**DATA PROVIDED**
..............................
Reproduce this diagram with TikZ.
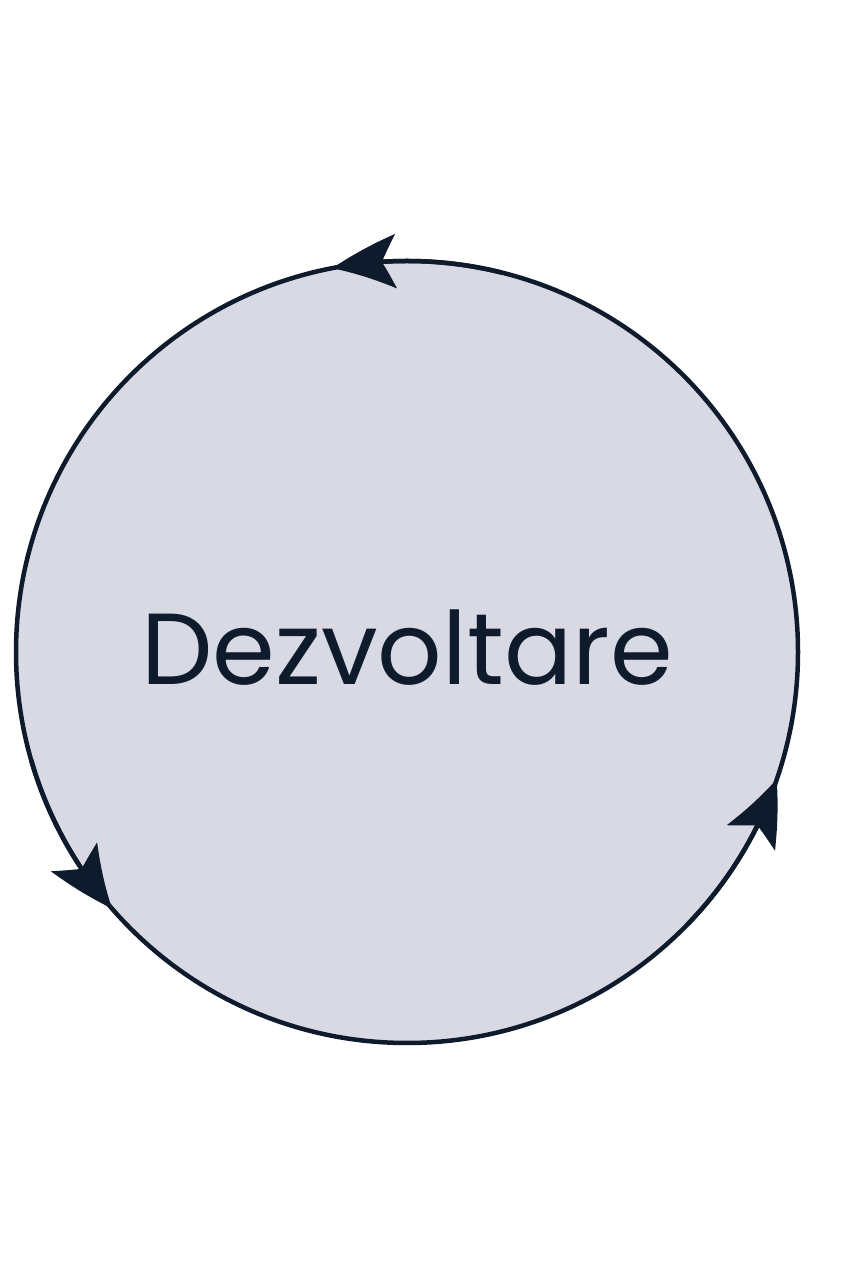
\documentclass[tikz,border=0pt]{standalone}
\usepackage{fontspec}
\setmainfont{Poppins}
\usepackage{xcolor}
\usetikzlibrary{arrows.meta, bending}
\definecolor{cycfill}{HTML}{D9D9E3}
\definecolor{cycline}{HTML}{0E1B2C}

\begin{document}
\begin{tikzpicture}[
		cyc/.style={
			circle,
			draw=cycline,
			fill=cycfill,
			line width=4.5pt,
			inner sep=0pt,
			outer sep=0pt,
			minimum size=782pt},
		cycarrow/.style={
			draw=cycline,
			line width=4.5pt,
			-{Stealth[length=64pt, width=54pt, inset=14pt, bend]}}
		]
		\useasboundingbox (0,0) rectangle (842pt,1264pt);
		\node[cyc] (dev) at (407pt, 612pt) {};
		\node[text=cycline, font=\fontsize{101}{120}\selectfont, yshift=4pt] (lbl) at (dev.center) {Dezvoltare};
		\foreach \a [evaluate=\a as \s using int(\a-25)] in {101, 221, 341}
		\draw[cycarrow] (dev.\s) arc[start angle=\s, end angle=\a, radius=391pt];
		\end{tikzpicture}
\end{document}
..............................
**WHAT YOU WILL DO**
Repeat the material above word for word, please, apart from its images.

**RIGHT ANSWER**
Reproduce this diagram with TikZ.
\documentclass[tikz,border=0pt]{standalone}
\usepackage{fontspec}
\setmainfont{Poppins}
\usepackage{xcolor}
\usetikzlibrary{arrows.meta, bending}
\definecolor{cycfill}{HTML}{D9D9E3}
\definecolor{cycline}{HTML}{0E1B2C}

\begin{document}
\begin{tikzpicture}[
		cyc/.style={
			circle,
			draw=cycline,
			fill=cycfill,
			line width=4.5pt,
			inner sep=0pt,
			outer sep=0pt,
			minimum size=782pt},
		cycarrow/.style={
			draw=cycline,
			line width=4.5pt,
			-{Stealth[length=64pt, width=54pt, inset=14pt, bend]}}
		]
		\useasboundingbox (0,0) rectangle (842pt,1264pt);
		\node[cyc] (dev) at (407pt, 612pt) {};
		\node[text=cycline, font=\fontsize{101}{120}\selectfont, yshift=4pt] (lbl) at (dev.center) {Dezvoltare};
		\foreach \a [evaluate=\a as \s using int(\a-25)] in {101, 221, 341}
		\draw[cycarrow] (dev.\s) arc[start angle=\s, end angle=\a, radius=391pt];
		\end{tikzpicture}
\end{document}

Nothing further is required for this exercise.